Selling integrations is also a risky position for a company to be in. There’s a natural incentive for the companies being integrated to write replacement integrations in-house and claw back some of the profits that are going to the external competitor. Vendors selling integrations may also find themselves in an uncomfortable position when the services they’re integrating with raise their prices or restrict API access. Cursor, for example, had to hastily change their pricing after Anthropic changed their prices. Cursor also had to beg Microsoft to unban Cursor from the VS Code extension marketplace. Anthropic and Microsoft both view Cursor as a competitor and would rather they did not exist at all. This is not a foundation for a dynamic of productive collaboration between these companies on integrations between their services!
For smaller organizations, adopting an integrated developer environment requires a huge leap of faith. GitHub is a very well-known and mature product. Every enterprise developer tool provides a GitHub integration (not as good as first-party support, but much better than nothing). What if the organization providing your developer tooling shuts down? It will be extremely challenging to convince early adopters that the costs are worth it. The migration costs we discussed earlier also apply to leaving such a system, except that users may find themselves forced to leave such a system with little notice.

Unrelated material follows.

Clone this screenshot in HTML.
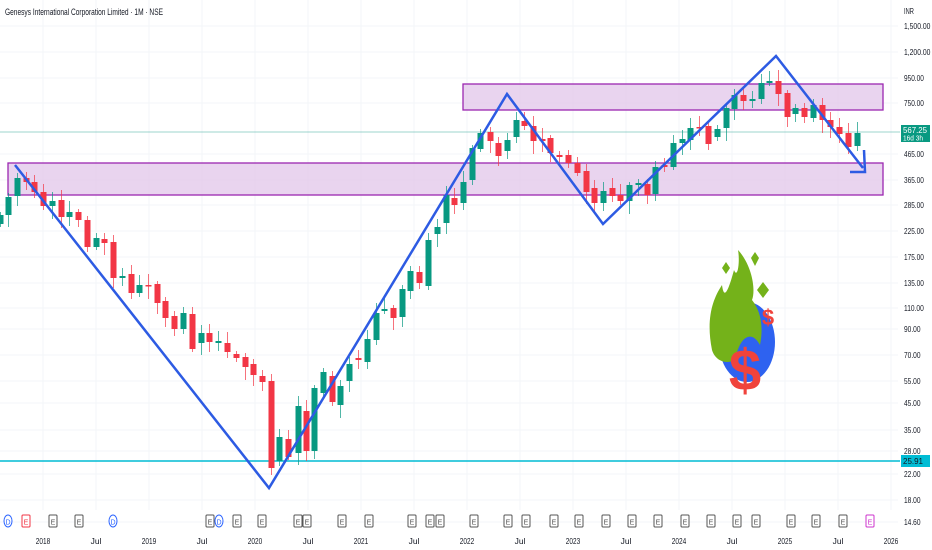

Scott Kennedy notes in “It’s not just an IDE: building the developer cloud is hard” that it’s possible to build a piece of the vision successfully, but benefits remain limited without cooperation from the rest of the stack:
Startups or open source historically focused on one piece of the puzzle. Sourcegraph has been working hard for a decade just to get the CodeSearch piece right. Bazel might be open source, but it has a “batteries not included” feel. The full experience requires putting many pieces together. It’s hard.

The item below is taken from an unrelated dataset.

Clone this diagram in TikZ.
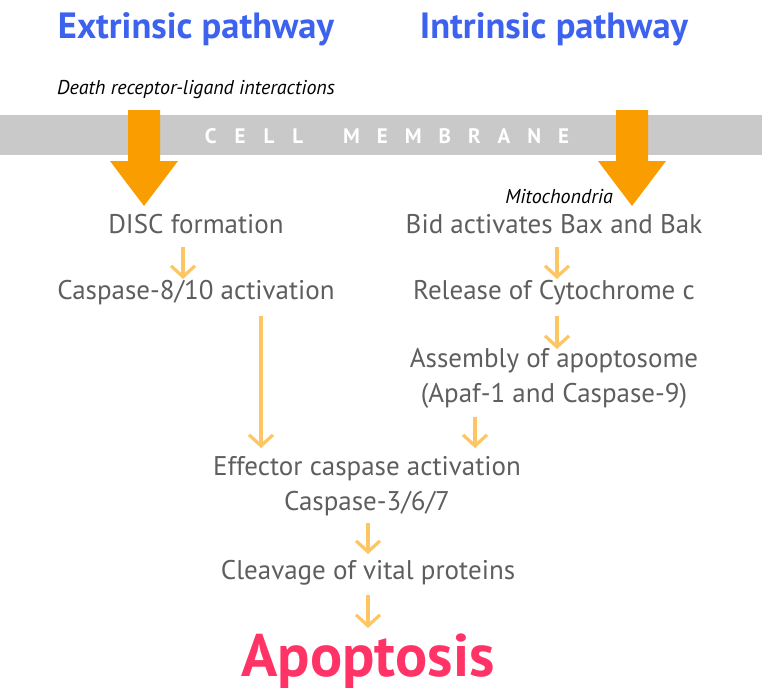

When (e.g.) code search and the build system are produced by different corporations, the profit motive discourages corporations from building tight integrations with other products in the same space.
The vertical integration, the glue code linking these different products together, really is the thing that creates the value here. And the glue code is inherently tied to the quirks of the infrastructure of the corporation that built it:
We’ve also seen dozens of companies successfully take Google/Facebook’s internal tooling ideas and build billion dollar B2B SaaS companies. So where is my developer cloud?
It doesn’t exist because it’s really fucking hard.
Google can’t make theirs available because they can’t disentangle from their internal architecture without damaging their internal productivity. I know because I was there when they tried. It’s hard.
The value comes from the whole stack being tightly integrated. If you can’t ship the whole stack, you’re very limited in the features you can provide. Glue code is very challenging to sell. Vertical integration is the only thing that matters.